2017 was a big year for Artstor. Not only did we add over 350,000 new images, but we also completely overhauled the Artstor platform, creating a new interface and tools while improving the back-end systems that power the site to increase search speed and reliability. Here’s what changed:

  • Artstor got a facelift with a new, streamlined interface design.
  • Images open on a new page rather than as pop-ups. Pop-ups are difficult to navigate when you aren’t able to adjust your browser settings, as is often the case on computers managed by an IT department. This change also allows you to link directly to an image and its data without opening a pop-up, which is confusing to recipients (especially those who have pop-ups blocked and find a link leads to nowhere).
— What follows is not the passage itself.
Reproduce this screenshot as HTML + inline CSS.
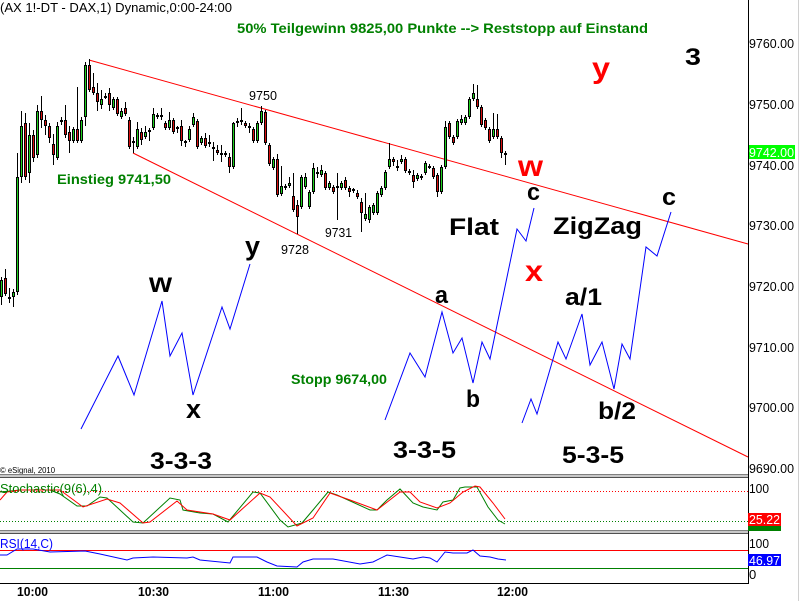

  • Images are now on a IIIF viewer with fullscreen capabilities and side-by-side comparison mode. Read more about IIIF’s incredible work on their site.
  • We simplified image-group sharing: all registered users can share image groups with other users at your institution, not just faculty. Now, students can collaborate on image groups and faculty can more easily work with students and TA’s to curate groups.
  • Artstor now includes a flashcard mode in the fullscreen image view to study for exams. Read more about this feature on our support site.
  • We increased Artstor’s web accessibility for users with disabilities.
  • Our URLs are now shorter for easier linking in LibGuides, course websites, emails, and more.
  • The entire site is mobile friendly. Direct your smartphone’s browser to library.artstor.org, sign in, and enjoy Artstor’s full set of features. Remember to turn your phone sideways for full-screen views!
  • Image citations are now available in many formats, including APA, Chicago, and MLA style.